10) Does the city need to improve its communications with residents? Yes or No.
City Council questionnaire, short answer (25 words or less):
1)Rank the following issues from most to least important:
5 ACPS students back in classrooms full time
3 affordable housing
12 increasing density
9 environmental preservation
13 historic preservation down
7 non-automobile transportation options
2 resident input into decisions
6 school capacity
4 small business strength
2) What’s the biggest problem facing Alexandria right now?
Many of our residents don’t feel they have the ability to shape decisions that impact their lives – especially our black and brown neighbors.
3) What’s the city’s biggest long-term challenge?
The most pressing long-term challenge facing our city is our aging infrastructure, specifically in the areas of stormwater, transportation, broadband and housing.
4) What is Alexandria’s greatest strength and how would you work to enhance it?
Our people. We need to make it easier for community members to share their views by creating multiple ways for people to participate in decision-making.
5) What’s the first thing you’d propose if you’re elected/re-elected to City Council?
An interactive GIS system on our city website that allows residents to easily access information and resources, as well as share pictures/stories by neighborhood.
6) Which personal contribution that you have made in Alexandria are you proudest of?
I’m particularly proud that I was able to get equity added as a criteria to the Transportation Commission’s review of it’s long range plan.
7) What qualifies you to be elected/re-elected to City Council?
My public health and urban planning make me uniquely qualified. Healthy community requires our housing, education, business, and transportation policies to work together.
8) What is the city’s greatest area of need as it continues to grapple with the COVID-19 pandemic? How would you address it?

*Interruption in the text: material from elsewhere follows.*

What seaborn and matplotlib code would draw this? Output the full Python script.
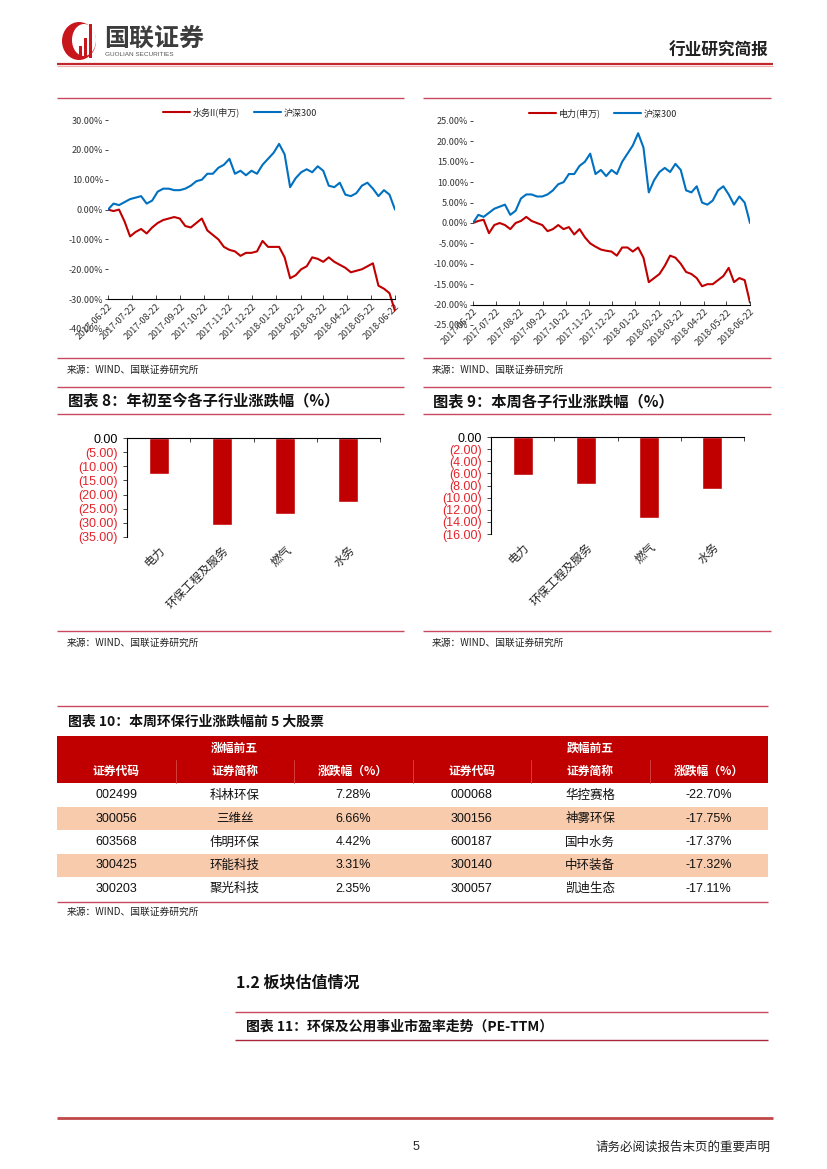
import numpy as np
import pandas as pd
import matplotlib
matplotlib.use('Agg')
import matplotlib.pyplot as plt
import matplotlib.patches as mpatches
import seaborn as sns

W, H = 827, 1169

# ---------------- data ----------------
line_dates = pd.date_range('2017-06-22', '2018-06-22', periods=53)
hs300 = [0, 2.0, 1.5, 2.5, 3.5, 4.0, 4.5, 2.0, 3.0, 6.0, 7.0, 7.0, 6.5, 6.5, 7.0,
         8.0, 9.5, 10.0, 12.0, 12.0, 14.0, 15.0, 17.0, 12.0, 13.0, 11.5, 13.0, 12.0,
         15.0, 17.0, 19.0, 22.0, 18.5, 7.5, 10.5, 12.5, 13.5, 12.5, 14.5, 13.0, 8.0,
         7.5, 9.0, 5.0, 4.5, 5.5, 8.0, 9.0, 7.0, 4.5, 6.5, 5.0, 0.0]
water = [0, -0.5, 0, -4, -9, -7.5, -6.5, -8, -6, -4.5, -3.5, -3, -2.5, -3, -5.5,
         -6, -4.5, -3, -7, -8.5, -10, -12.5, -13.5, -14, -15.5, -14.5, -14.5, -14,
         -10.5, -12.5, -12.5, -12.5, -16, -23, -22, -20, -19, -16, -16.5, -17.5, -16,
         -17.5, -18.5, -19.5, -21, -20.5, -20, -19, -18, -25.5, -26.5, -28, -34]
power = [0, 0.5, 0.8, -2.5, -0.5, 0, -0.5, -1.5, 0, 0.5, 1.5, 0.5, 0, -0.5, -2,
         -1.5, -0.5, -1.5, -1, -2.8, -1.5, -3.5, -5, -5.8, -6.5, -6.8, -7, -8,
         -6, -6, -7, -6, -8.5, -14.5, -13.5, -12.5, -10.5, -8, -8.5, -10, -12,
         -12.5, -13.5, -15.5, -15, -15, -14, -13, -11, -14.5, -13.5, -14, -19.5]
month_ticks = ['2017-06-22', '2017-07-22', '2017-08-22', '2017-09-22', '2017-10-22',
               '2017-11-22', '2017-12-22', '2018-01-22', '2018-02-22', '2018-03-22',
               '2018-04-22', '2018-05-22', '2018-06-22']

bar_cats = ['电力', '环保工程及服务', '燃气', '水务']
ytd_chg = [-12.8, -30.6, -26.9, -22.7]
week_chg = [-6.3, -7.7, -13.4, -8.5]

tbl_head = ['证券代码', '证券简称', '涨跌幅（%）', '证券代码', '证券简称', '涨跌幅（%）']
up_code = ['002499', '300056', '603568', '300425', '300203']
up_name = ['科林环保', '三维丝', '伟明环保', '环能科技', '聚光科技']
up_pct = [7.28, 6.66, 4.42, 3.31, 2.35]
dn_code = ['000068', '300156', '600187', '300140', '300057']
dn_name = ['华控赛格', '神雾环保', '国中水务', '中环装备', '凯迪生态']
dn_pct = [-22.70, -17.75, -17.37, -17.32, -17.11]

RED = '#C00000'
BLUE = '#0070C0'
NEG = '#E3242B'
SEP = '#C84860'
SRC = '来源：WIND、国联证券研究所'

sns.set_theme(style='white')
plt.rcParams['font.family'] = ['Noto Sans CJK SC', 'DejaVu Sans']
LAT = ['Liberation Sans', 'Noto Sans CJK SC']

fig = plt.figure(figsize=(W / 100, H / 100), dpi=100)


def px(x0, y0, x1, y1):
    return [x0 / W, 1 - y1 / H, (x1 - x0) / W, (y1 - y0) / H]


bg = fig.add_axes([0, 0, 1, 1])
bg.set_xlim(0, W)
bg.set_ylim(H, 0)
bg.axis('off')


def hline(y, x0, x1, color=SEP, lw=1.0):
    bg.plot([x0, x1], [y, y], color=color, lw=lw, solid_capstyle='butt')


# ---------------- header / footer ----------------
bg.add_patch(mpatches.Ellipse((79, 41), 34, 38, fc='#C8161D', ec='none'))
bg.add_patch(mpatches.Ellipse((84, 40), 24, 32, fc='white', ec='none'))
for bx, top in [(79, 46), (84, 38), (89, 24)]:
    bg.add_patch(mpatches.Rectangle((bx, top), 2.6, 58 - top, fc='#C8161D', ec='none'))
bg.text(104, 39, '国联证券', fontsize=18, fontweight='bold', color='#3c3c3c', va='center')
bg.text(105, 54, 'GUOLIAN SECURITIES', fontsize=4.6, color='#555555', va='center',
        family=LAT)
bg.text(768, 51, '行业研究简报', fontsize=12, fontweight='bold', color='#222222',
        ha='right', va='center')
hline(64, 57, 773, color='#C0282D', lw=1.6)
hline(65.8, 57, 773, color='#EDB0B0', lw=0.8)

hline(1118, 57, 773, color='#C04848', lw=2.0)
bg.text(416, 1147, '5', fontsize=9, ha='center', va='center', family=LAT)
bg.text(771, 1147, '请务必阅读报告末页的重要声明', fontsize=9, ha='right', va='center',
        color='#222222')


# ---------------- line charts ----------------
def line_chart(rect, red, red_label, ylo, yhi, ystep, axis_at, leg_x):
    ax = fig.add_axes(px(*rect))
    ax.patch.set_alpha(0)
    df = pd.DataFrame({'date': line_dates, red_label: red, '沪深300': hs300})
    df = df.melt('date', var_name='s', value_name='v')
    sns.lineplot(data=df, x='date', y='v', hue='s', palette=[RED, BLUE],
                 lw=1.5, ax=ax)
    ax.set_xlim(line_dates[0], line_dates[-1])
    ax.set_ylim(ylo, yhi)
    ax.set_xlabel('')
    ax.set_ylabel('')
    for s in ['left', 'top', 'right']:
        ax.spines[s].set_visible(False)
    ax.spines['bottom'].set_position(('data', axis_at))
    ax.spines['bottom'].set_color('black')
    ax.spines['bottom'].set_linewidth(0.8)
    ax.set_xticks(pd.to_datetime(month_ticks))
    ax.set_xticklabels(month_ticks, rotation=45, ha='right', va='top',
                       rotation_mode='anchor', fontsize=6.5, color='#333333')
    ax.tick_params(axis='x', bottom=True, direction='in', length=3, width=0.6, pad=2)
    yt = np.arange(yhi, ylo - 0.1, -ystep)
    ax.set_yticks(yt)
    ax.set_yticklabels([f'{v:.2f}%' for v in yt], fontsize=6.5, color='#333333')
    ax.tick_params(axis='y', left=True, length=2, width=0.6, pad=1.5)
    ax.legend(loc='lower center', bbox_to_anchor=(leg_x, 0.99), ncol=2, frameon=False,
              fontsize=6.5, handlelength=3.0, columnspacing=1.5, handletextpad=0.3,
              borderaxespad=0.1)
    return ax


line_chart((108, 120, 395, 329), water, '水务II(申万)', -40, 30, 10, -30, 0.46)
line_chart((473, 121, 750, 325), power, '电力(申万)', -25, 25, 5, -20, 0.47)

for x0, x1, tx in [(57, 404, 67), (423, 771, 432)]:
    hline(98, x0, x1)
    hline(358, x0, x1)
    bg.text(tx, 370, SRC, fontsize=7, va='center', color='#222222')


# ---------------- bar charts ----------------
def bar_chart(rect, vals, ylo, ystep):
    ax = fig.add_axes(px(*rect))
    ax.patch.set_alpha(0)
    sns.barplot(x=bar_cats, y=vals, color=RED, width=0.32, saturation=1, ax=ax)
    ax.set_ylim(ylo, 0)
    ax.set_xlim(-0.5, 3.5)
    ticks = np.arange(0, ylo - 0.1, -ystep)
    ax.set_yticks(ticks)
    ax.set_yticklabels(['0.00' if t == 0 else f'({-t:.2f})' for t in ticks],
                       fontsize=9, family=LAT)
    for lab, t in zip(ax.get_yticklabels(), ticks):
        lab.set_color('black' if t == 0 else NEG)
    for s in ['right', 'bottom']:
        ax.spines[s].set_visible(False)
    for s in ['left', 'top']:
        ax.spines[s].set_color('black')
        ax.spines[s].set_linewidth(0.8)
    ax.set_xticks(range(len(bar_cats)))
    ax.set_xticklabels(bar_cats, rotation=45, ha='right', va='top',
                       rotation_mode='anchor', fontsize=8.5)
    ax.tick_params(axis='x', which='major', bottom=True, length=0, pad=5)
    ax.set_xticks(np.arange(-0.5, len(bar_cats), 1.0), minor=True)
    ax.tick_params(axis='x', which='minor', top=True, bottom=False, direction='in',
                   length=3, width=0.6)
    ax.tick_params(axis='y', left=True, length=3, width=0.6, pad=3.5)
    ax.set_xlabel('')
    ax.set_ylabel('')
    return ax


bar_chart((127, 438, 380, 537), ytd_chg, -35, 5)
bar_chart((491, 437, 744, 534), week_chg, -16, 2)

for x0, x1, tx, title in [(57, 404, 68, '图表 8：年初至今各子行业涨跌幅（%）'),
                          (423, 771, 433, '图表 9：本周各子行业涨跌幅（%）')]:
    hline(387, x0, x1)
    hline(414, x0, x1)
    bg.text(tx, 401, title, fontsize=11, fontweight='bold', va='center', color='#111111')
    hline(631, x0, x1)
    bg.text(tx - 1, 643, SRC, fontsize=7, va='center', color='#222222')

# ---------------- table ----------------
tx0, tx1 = 57, 768
cw = (tx1 - tx0) / 6
hline(706, tx0, tx1)
bg.text(68, 722, '图表 10：本周环保行业涨跌幅前 5 大股票', fontsize=10, fontweight='bold',
        va='center', color='#111111')
bg.add_patch(mpatches.Rectangle((tx0, 736), tx1 - tx0, 47, fc=RED, ec='none'))
for k in range(1, 6):
    bg.plot([tx0 + k * cw] * 2, [760, 783], color='#D84848', lw=0.6)
bg.text(tx0 + 1.5 * cw, 748, '涨幅前五', fontsize=8.5, fontweight='bold', color='white',
        ha='center', va='center')
bg.text(tx0 + 4.5 * cw, 748, '跌幅前五', fontsize=8.5, fontweight='bold', color='white',
        ha='center', va='center')
for k, h in enumerate(tbl_head):
    bg.text(tx0 + (k + 0.5) * cw, 771.5, h, fontsize=8.5, fontweight='bold',
            color='white', ha='center', va='center')

row_edges = [783, 807, 830, 854, 877, 900]
for i in range(5):
    y0, y1 = row_edges[i], row_edges[i + 1]
    if i % 2 == 1:
        bg.add_patch(mpatches.Rectangle((tx0, y0), tx1 - tx0, y1 - y0, fc='#F8CBAD',
                                        ec='none'))
    yc = (y0 + y1) / 2
    cells = [up_code[i], up_name[i], f'{up_pct[i]:.2f}%',
             dn_code[i], dn_name[i], f'{dn_pct[i]:.2f}%']
    for k, c in enumerate(cells):
        fam = plt.rcParams['font.family'] if k in (1, 4) else LAT
        bg.text(tx0 + (k + 0.5) * cw, yc, c, fontsize=9, ha='center', va='center',
                family=fam, color='#111111')
hline(902, tx0, tx1)
bg.text(67, 912, SRC, fontsize=7, va='center', color='#222222')

# ---------------- section 1.2 ----------------
bg.text(236, 982, '1.2 板块估值情况', fontsize=11.5, fontweight='bold', va='center',
        color='#111111')
hline(1012, 235, 768)
bg.text(246, 1027, '图表 11：环保及公用事业市盈率走势（PE-TTM）', fontsize=10,
        fontweight='bold', va='center', color='#111111')
hline(1040, 235, 768, color='#A8283C')

fig.savefig('out.png', dpi=100)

We must focus on small business recovery -- especially for women and minority-owned businesses – though tax and regulatory changes, marketing, grants, and recovery plan development.
9) What is the best approach to address the city’s affordable housing challenges?
Focus on protection, production and preservation of affordable housing grounded in healthy housing principles. We must also help families build wealth and expand homeownership opportunities.
10) What do you hope the city looks like in five years? Ten years?
As we emerge from one of the most difficult times in history, we need to design a healthier, more Alexandria that is affordable and equitable.
11) How do you plan to address issues of race and social equity in the city, if at all?
I will lead efforts to eliminate racial disparities, center the voices of those affected in decisions, and allocate resources to address root causes of inequities.
12) Do you believe more policing reform needs to be pursued in the Alexandria Police Department?
Yes, there is always room for improvement. We should immediately look to approve the police review board, improve community engagement and transparency in data sharing.
13) Do you agree with the creation of a “drug court” to prioritize treatment over punishment for possession of drugs? Do you view this as an equity issue? Explain.
Yes I would support this policy, as the data clearly demonstrates a disproportionately in drug charges for people of color.
14) Redevelopment has reduced Alexandria’s supply of affordable housing by roughly 90% during the past 20 years. Do you view this as an equity issue? Explain.
This is an equity issue. We need to prioritize more affordable housing in new development, expand economic opportunities, and help residents build wealth.